* CHALLENGE
Will you quote precisely the lines that run from the top of the material below to the line containing "fill=none] ([xshift=-12pt]#1.north east)", both ends included?

[Stored items from a collection]
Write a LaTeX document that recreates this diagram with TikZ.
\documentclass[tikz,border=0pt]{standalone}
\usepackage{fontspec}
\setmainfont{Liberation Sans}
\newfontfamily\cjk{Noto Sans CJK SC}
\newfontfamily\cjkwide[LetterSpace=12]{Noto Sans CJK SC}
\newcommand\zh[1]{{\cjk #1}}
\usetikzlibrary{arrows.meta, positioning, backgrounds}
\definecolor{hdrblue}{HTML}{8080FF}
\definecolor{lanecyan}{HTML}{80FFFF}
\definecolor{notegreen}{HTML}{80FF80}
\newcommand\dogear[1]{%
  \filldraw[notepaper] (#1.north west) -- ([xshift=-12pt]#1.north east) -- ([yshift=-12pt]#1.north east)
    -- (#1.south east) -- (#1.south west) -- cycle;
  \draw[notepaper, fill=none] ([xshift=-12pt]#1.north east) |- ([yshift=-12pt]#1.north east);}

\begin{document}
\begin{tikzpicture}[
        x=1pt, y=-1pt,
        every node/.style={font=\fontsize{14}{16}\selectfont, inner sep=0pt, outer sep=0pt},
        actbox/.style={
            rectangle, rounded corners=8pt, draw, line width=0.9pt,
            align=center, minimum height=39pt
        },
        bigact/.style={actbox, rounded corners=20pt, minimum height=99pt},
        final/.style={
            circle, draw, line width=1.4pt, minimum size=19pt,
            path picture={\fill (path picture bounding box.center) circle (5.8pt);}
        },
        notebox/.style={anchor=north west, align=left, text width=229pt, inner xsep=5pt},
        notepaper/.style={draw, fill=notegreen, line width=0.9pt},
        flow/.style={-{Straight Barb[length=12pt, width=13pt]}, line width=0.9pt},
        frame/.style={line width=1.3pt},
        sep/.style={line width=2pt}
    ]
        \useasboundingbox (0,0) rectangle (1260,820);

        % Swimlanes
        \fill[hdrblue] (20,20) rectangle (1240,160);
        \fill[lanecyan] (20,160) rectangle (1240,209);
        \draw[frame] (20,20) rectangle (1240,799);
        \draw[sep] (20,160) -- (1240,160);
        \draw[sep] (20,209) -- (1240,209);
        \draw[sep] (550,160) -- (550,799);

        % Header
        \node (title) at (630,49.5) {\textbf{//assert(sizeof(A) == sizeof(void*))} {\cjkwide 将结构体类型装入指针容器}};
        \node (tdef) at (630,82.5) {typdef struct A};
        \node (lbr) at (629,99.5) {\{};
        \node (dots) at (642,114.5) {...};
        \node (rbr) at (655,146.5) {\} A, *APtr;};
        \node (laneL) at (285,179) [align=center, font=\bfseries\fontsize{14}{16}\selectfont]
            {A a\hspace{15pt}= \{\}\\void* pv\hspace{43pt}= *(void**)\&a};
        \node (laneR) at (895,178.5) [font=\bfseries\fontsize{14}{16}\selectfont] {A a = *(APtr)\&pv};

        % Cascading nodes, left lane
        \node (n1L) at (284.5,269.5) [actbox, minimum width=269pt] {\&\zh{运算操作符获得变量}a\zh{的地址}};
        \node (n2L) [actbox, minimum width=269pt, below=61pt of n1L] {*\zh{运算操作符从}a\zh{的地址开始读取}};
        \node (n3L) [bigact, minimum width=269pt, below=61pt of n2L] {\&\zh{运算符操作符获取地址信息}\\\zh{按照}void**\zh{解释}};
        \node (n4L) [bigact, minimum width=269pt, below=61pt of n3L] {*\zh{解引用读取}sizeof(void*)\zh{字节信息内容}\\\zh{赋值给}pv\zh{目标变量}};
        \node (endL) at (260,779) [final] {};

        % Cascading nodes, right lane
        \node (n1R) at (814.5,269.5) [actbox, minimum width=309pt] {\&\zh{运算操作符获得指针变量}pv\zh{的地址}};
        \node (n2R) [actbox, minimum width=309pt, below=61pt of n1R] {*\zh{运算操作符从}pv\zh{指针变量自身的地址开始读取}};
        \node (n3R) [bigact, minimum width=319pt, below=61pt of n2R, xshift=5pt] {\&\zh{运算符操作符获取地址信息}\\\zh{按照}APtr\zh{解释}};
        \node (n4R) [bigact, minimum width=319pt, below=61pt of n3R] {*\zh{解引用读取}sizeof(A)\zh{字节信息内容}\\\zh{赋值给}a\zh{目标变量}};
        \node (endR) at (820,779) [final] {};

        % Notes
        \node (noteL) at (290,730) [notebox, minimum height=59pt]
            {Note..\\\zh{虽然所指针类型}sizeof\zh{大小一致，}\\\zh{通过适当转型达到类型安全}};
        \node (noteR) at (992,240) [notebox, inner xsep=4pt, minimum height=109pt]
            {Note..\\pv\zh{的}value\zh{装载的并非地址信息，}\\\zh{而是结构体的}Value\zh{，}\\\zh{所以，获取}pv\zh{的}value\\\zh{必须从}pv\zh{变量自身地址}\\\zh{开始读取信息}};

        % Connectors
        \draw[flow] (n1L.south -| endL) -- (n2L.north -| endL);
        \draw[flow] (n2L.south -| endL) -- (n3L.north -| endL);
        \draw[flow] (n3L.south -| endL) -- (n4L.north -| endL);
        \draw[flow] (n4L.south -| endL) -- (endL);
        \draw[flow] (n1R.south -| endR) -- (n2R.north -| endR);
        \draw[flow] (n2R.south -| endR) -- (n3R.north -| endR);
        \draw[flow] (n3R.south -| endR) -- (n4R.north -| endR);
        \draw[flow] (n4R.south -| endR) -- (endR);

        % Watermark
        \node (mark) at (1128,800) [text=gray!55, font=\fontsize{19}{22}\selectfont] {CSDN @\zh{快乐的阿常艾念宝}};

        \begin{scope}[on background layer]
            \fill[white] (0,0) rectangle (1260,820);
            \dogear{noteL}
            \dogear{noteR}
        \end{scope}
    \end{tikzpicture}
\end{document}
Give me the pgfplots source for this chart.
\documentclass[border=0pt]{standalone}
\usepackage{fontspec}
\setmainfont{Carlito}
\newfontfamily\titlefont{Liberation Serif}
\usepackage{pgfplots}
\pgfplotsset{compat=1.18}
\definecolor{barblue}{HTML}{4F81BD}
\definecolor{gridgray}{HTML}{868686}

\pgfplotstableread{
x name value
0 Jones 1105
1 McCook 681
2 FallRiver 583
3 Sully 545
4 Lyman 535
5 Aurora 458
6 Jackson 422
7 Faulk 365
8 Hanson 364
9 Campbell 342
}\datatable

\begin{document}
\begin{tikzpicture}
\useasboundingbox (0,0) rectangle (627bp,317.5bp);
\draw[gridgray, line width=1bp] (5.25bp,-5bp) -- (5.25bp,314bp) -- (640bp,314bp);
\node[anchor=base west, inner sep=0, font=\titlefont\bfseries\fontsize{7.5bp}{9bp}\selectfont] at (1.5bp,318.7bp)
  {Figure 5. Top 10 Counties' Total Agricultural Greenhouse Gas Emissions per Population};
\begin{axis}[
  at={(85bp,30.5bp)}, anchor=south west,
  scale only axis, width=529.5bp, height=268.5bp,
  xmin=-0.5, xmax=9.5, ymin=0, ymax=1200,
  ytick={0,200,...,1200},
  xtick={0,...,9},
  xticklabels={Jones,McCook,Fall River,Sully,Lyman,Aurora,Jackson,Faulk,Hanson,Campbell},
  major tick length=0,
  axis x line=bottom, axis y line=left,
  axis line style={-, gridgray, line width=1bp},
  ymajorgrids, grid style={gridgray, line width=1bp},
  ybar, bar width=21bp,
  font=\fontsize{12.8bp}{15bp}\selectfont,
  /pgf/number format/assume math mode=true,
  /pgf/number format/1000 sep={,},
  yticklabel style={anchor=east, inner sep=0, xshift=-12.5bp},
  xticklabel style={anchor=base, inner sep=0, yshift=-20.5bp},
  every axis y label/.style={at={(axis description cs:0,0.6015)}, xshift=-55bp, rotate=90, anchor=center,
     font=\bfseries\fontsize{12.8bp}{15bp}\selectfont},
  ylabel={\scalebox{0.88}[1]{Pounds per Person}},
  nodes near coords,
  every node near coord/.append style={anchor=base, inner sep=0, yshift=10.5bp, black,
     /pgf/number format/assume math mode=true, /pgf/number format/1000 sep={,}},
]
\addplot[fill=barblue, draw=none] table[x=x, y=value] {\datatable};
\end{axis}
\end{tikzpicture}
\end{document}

* TASK RESULT
Write a LaTeX document that recreates this diagram with TikZ.
\documentclass[tikz,border=0pt]{standalone}
\usepackage{fontspec}
\setmainfont{Liberation Sans}
\newfontfamily\cjk{Noto Sans CJK SC}
\newfontfamily\cjkwide[LetterSpace=12]{Noto Sans CJK SC}
\newcommand\zh[1]{{\cjk #1}}
\usetikzlibrary{arrows.meta, positioning, backgrounds}
\definecolor{hdrblue}{HTML}{8080FF}
\definecolor{lanecyan}{HTML}{80FFFF}
\definecolor{notegreen}{HTML}{80FF80}
\newcommand\dogear[1]{%
  \filldraw[notepaper] (#1.north west) -- ([xshift=-12pt]#1.north east) -- ([yshift=-12pt]#1.north east)
    -- (#1.south east) -- (#1.south west) -- cycle;
  \draw[notepaper, fill=none] ([xshift=-12pt]#1.north east) |- ([yshift=-12pt]#1.north east);}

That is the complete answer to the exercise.